Most users of Tesla’s autopilot software have experienced “phantom braking” while driving along the interstate. This often occurs approaching bridges and overpasses.
Conventional wisdom explain phantom braking as ‘precautionary logic’ in Autopilot to avoid hitting a vehicle crossing the road perpendicular to the traveled lane. One of the first Autopilot fatalities occurred in Florida killing its driver Joshua Brown. Autopilot and its driver failed to brake for a tractor trailer crossing a Florida Turnpike. The theory behind phantom braking is that Autopilot confuses an up coming bridge or overpass as a vehicle crossing the lane of traffic so engages emergency brakes.
I have personally experienced this phantom braking. One can anticipate which bridges are most likely to trigger this behavior, if the road dips down just before the bridge, there is a high likelihood phantom braking will occur.
Need for an alternative explanation
One thing that has always puzzled me is that if autopilot has detected what it thinks is a crossing vehicle ahead, why doesn’t it come to a stop or at least a very low speed? The phantom braking is typically very brief and the vehicle may slow by 15-20 miles per hour and then accelerates back to its previous set speed.
Slowing down by 15 Mph on a interstate isn’t emergency braking. It is however annoying as heck, and could prove dangerous if someone is tailgating you.
An Alternative explanation based on speed limits and an overly aggressive braking response to them
Recent experience has lead me to believe that phantom braking can often be explained by a change in speed limits, especially if the change is wildly wrong.
On I-65 south in Nashvile TN just past Charlotte Avenue the road dips down ahead of the Church Street overpass.
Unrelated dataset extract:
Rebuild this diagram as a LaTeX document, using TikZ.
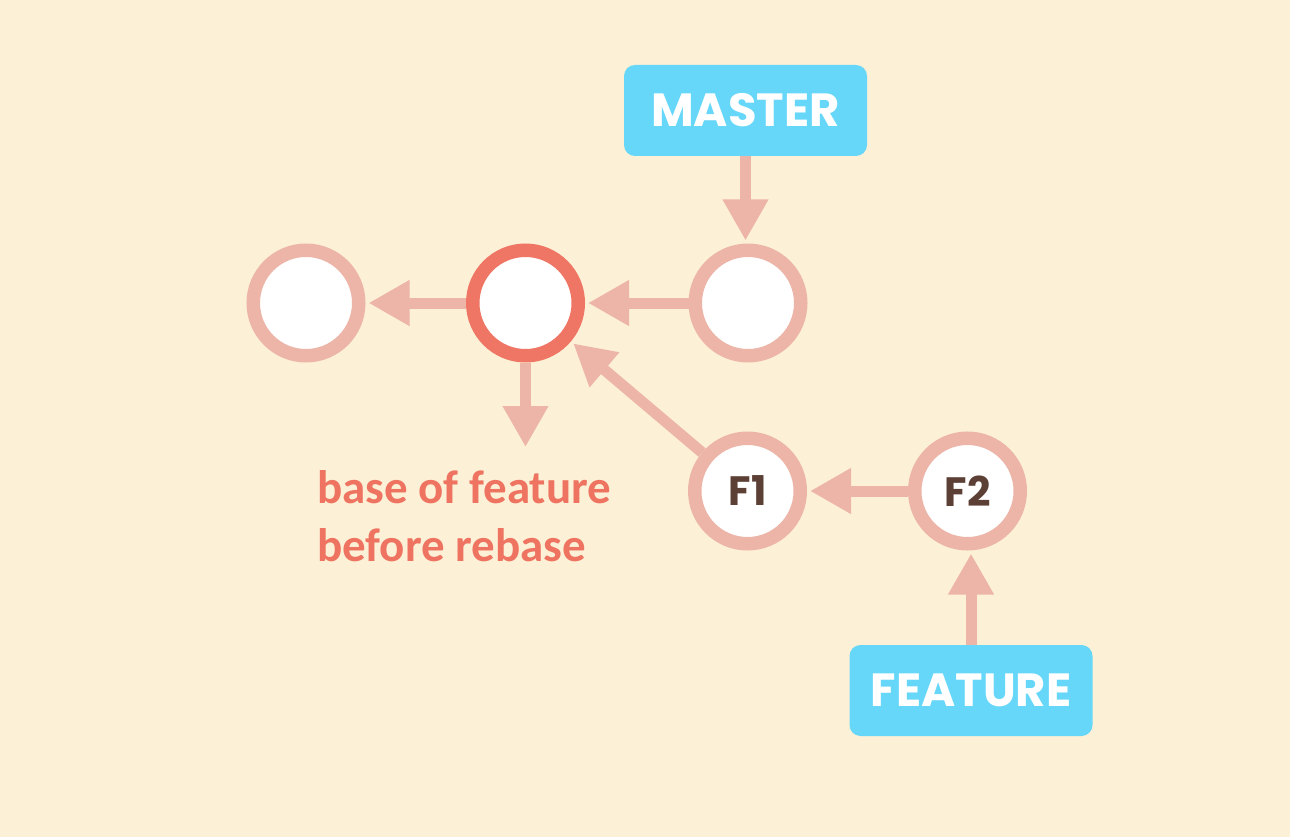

I have experienced phantom braking several time here. Recently I noticed that during one of the phantom braking events the vehicle displayed a speed limit of 30 instead of 55!! The speed limit reverted to 55 after going under the bridge.
Could it be that due to a GPS error the car thought I had turned onto Church Street, or maybe the ramp to church street and reduced speed suddenly? This would explain why phantom braking is momentary and why the car resumes its set speed a soon as it resets the speed limit to the actual road speed limit.
In a recent video from Bjorn Nyland he interrupts his monologue with the exclamation “Phantom Brake” as his Model 3 brakes suddenly approaching a tunnel. Conventional wisdom would say that this is due to Autopilot mistaking the tunnel approach as a vehicle crossing its path. However if you watch the video closely you notice that the speed limit drops by 10 km/h approaching the tunnel and displays a warning that it has restricted Autosteer speed. Just moments before this warning appears the car display shows that for a brief moment heavy regenerative braking was applied. Unfortunately the video is very blurry, no doubt due to the sudden braking, I also include that image below as well.
Feel free to watch Bjorn’s video. Advance to 10:12 to see where the Phantom Braking event occurred.
What should Tesla Do?
When speed limits reduce, autopilot should gradually reduce speed for the first second then progressively apply brakes if the speed limit reduction remains true. This would avoid unnecessary aggressive braking on interstates and highways. This can be very disconcerting for drivers and passengers alike.
Tesla should also eliminate speed limits on ramps to avoid GPS position errors triggering an inaccurate speed limit.